Exercise instructions:
Skip any picture you find and retype all the remaining lines exactly.

Stored data:
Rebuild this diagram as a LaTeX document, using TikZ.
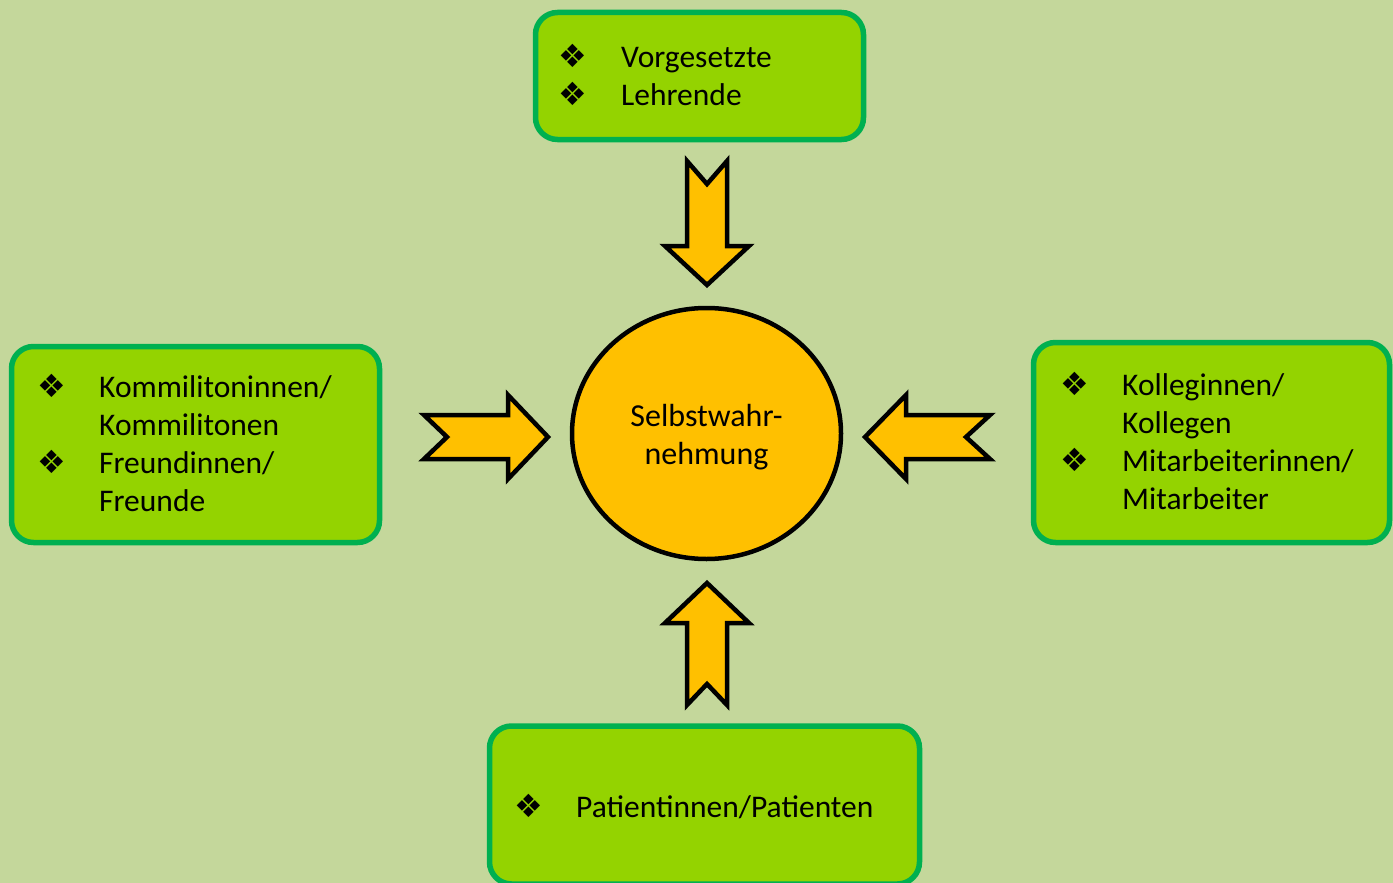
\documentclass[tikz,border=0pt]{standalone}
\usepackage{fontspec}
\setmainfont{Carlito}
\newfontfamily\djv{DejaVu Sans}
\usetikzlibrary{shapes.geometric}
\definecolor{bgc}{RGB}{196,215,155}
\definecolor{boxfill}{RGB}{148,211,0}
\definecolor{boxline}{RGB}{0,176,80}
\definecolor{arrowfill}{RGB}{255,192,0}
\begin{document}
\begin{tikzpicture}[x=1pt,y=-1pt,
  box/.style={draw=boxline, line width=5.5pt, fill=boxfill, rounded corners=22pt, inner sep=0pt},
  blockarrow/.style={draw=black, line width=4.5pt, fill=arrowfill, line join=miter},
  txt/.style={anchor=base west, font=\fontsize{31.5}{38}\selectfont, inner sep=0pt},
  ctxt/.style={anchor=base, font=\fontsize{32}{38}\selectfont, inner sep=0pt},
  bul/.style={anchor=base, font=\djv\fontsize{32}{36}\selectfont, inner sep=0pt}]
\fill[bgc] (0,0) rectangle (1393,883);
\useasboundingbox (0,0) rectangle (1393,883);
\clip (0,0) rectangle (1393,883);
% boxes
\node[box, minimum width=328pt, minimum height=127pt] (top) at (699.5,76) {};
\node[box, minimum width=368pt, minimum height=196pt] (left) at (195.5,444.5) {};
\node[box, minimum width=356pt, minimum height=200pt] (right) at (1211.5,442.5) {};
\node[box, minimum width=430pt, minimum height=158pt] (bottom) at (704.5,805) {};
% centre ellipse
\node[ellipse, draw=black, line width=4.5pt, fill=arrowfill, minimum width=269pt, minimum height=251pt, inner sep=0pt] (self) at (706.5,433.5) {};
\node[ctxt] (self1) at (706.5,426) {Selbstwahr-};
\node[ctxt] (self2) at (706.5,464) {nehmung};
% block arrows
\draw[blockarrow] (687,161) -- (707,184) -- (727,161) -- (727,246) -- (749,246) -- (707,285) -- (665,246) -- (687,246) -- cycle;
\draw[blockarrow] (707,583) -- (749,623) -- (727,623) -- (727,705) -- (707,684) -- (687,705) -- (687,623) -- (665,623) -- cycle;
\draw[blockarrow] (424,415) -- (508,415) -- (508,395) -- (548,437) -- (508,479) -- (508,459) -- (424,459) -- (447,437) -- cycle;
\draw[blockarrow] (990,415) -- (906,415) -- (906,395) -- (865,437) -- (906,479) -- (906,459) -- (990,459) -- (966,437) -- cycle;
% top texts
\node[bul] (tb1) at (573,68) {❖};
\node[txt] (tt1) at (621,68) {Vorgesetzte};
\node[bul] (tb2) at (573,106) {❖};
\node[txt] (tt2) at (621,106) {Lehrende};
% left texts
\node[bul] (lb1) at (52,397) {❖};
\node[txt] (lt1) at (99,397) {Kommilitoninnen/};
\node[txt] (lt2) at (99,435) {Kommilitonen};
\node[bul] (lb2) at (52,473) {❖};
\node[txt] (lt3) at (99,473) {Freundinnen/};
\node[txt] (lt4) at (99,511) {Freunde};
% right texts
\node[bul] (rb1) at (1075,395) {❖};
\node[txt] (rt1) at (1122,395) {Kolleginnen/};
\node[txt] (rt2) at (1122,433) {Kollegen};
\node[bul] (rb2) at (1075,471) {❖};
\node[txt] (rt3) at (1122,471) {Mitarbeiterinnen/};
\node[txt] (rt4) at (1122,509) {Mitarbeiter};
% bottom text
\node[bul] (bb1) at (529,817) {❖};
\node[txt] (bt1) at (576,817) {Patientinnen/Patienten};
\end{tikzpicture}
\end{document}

Exercise output:
Rebuild this diagram as a LaTeX document, using TikZ.
\documentclass[tikz,border=0pt]{standalone}
\usepackage{fontspec}
\setmainfont{Carlito}
\newfontfamily\djv{DejaVu Sans}
\usetikzlibrary{shapes.geometric}
\definecolor{bgc}{RGB}{196,215,155}
\definecolor{boxfill}{RGB}{148,211,0}
\definecolor{boxline}{RGB}{0,176,80}
\definecolor{arrowfill}{RGB}{255,192,0}
\begin{document}
\begin{tikzpicture}[x=1pt,y=-1pt,
  box/.style={draw=boxline, line width=5.5pt, fill=boxfill, rounded corners=22pt, inner sep=0pt},
  blockarrow/.style={draw=black, line width=4.5pt, fill=arrowfill, line join=miter},
  txt/.style={anchor=base west, font=\fontsize{31.5}{38}\selectfont, inner sep=0pt},
  ctxt/.style={anchor=base, font=\fontsize{32}{38}\selectfont, inner sep=0pt},
  bul/.style={anchor=base, font=\djv\fontsize{32}{36}\selectfont, inner sep=0pt}]
\fill[bgc] (0,0) rectangle (1393,883);
\useasboundingbox (0,0) rectangle (1393,883);
\clip (0,0) rectangle (1393,883);
% boxes
\node[box, minimum width=328pt, minimum height=127pt] (top) at (699.5,76) {};
\node[box, minimum width=368pt, minimum height=196pt] (left) at (195.5,444.5) {};
\node[box, minimum width=356pt, minimum height=200pt] (right) at (1211.5,442.5) {};
\node[box, minimum width=430pt, minimum height=158pt] (bottom) at (704.5,805) {};
% centre ellipse
\node[ellipse, draw=black, line width=4.5pt, fill=arrowfill, minimum width=269pt, minimum height=251pt, inner sep=0pt] (self) at (706.5,433.5) {};
\node[ctxt] (self1) at (706.5,426) {Selbstwahr-};
\node[ctxt] (self2) at (706.5,464) {nehmung};
% block arrows
\draw[blockarrow] (687,161) -- (707,184) -- (727,161) -- (727,246) -- (749,246) -- (707,285) -- (665,246) -- (687,246) -- cycle;
\draw[blockarrow] (707,583) -- (749,623) -- (727,623) -- (727,705) -- (707,684) -- (687,705) -- (687,623) -- (665,623) -- cycle;
\draw[blockarrow] (424,415) -- (508,415) -- (508,395) -- (548,437) -- (508,479) -- (508,459) -- (424,459) -- (447,437) -- cycle;
\draw[blockarrow] (990,415) -- (906,415) -- (906,395) -- (865,437) -- (906,479) -- (906,459) -- (990,459) -- (966,437) -- cycle;
% top texts
\node[bul] (tb1) at (573,68) {❖};
\node[txt] (tt1) at (621,68) {Vorgesetzte};
\node[bul] (tb2) at (573,106) {❖};
\node[txt] (tt2) at (621,106) {Lehrende};
% left texts
\node[bul] (lb1) at (52,397) {❖};
\node[txt] (lt1) at (99,397) {Kommilitoninnen/};
\node[txt] (lt2) at (99,435) {Kommilitonen};
\node[bul] (lb2) at (52,473) {❖};
\node[txt] (lt3) at (99,473) {Freundinnen/};
\node[txt] (lt4) at (99,511) {Freunde};
% right texts
\node[bul] (rb1) at (1075,395) {❖};
\node[txt] (rt1) at (1122,395) {Kolleginnen/};
\node[txt] (rt2) at (1122,433) {Kollegen};
\node[bul] (rb2) at (1075,471) {❖};
\node[txt] (rt3) at (1122,471) {Mitarbeiterinnen/};
\node[txt] (rt4) at (1122,509) {Mitarbeiter};
% bottom text
\node[bul] (bb1) at (529,817) {❖};
\node[txt] (bt1) at (576,817) {Patientinnen/Patienten};
\end{tikzpicture}
\end{document}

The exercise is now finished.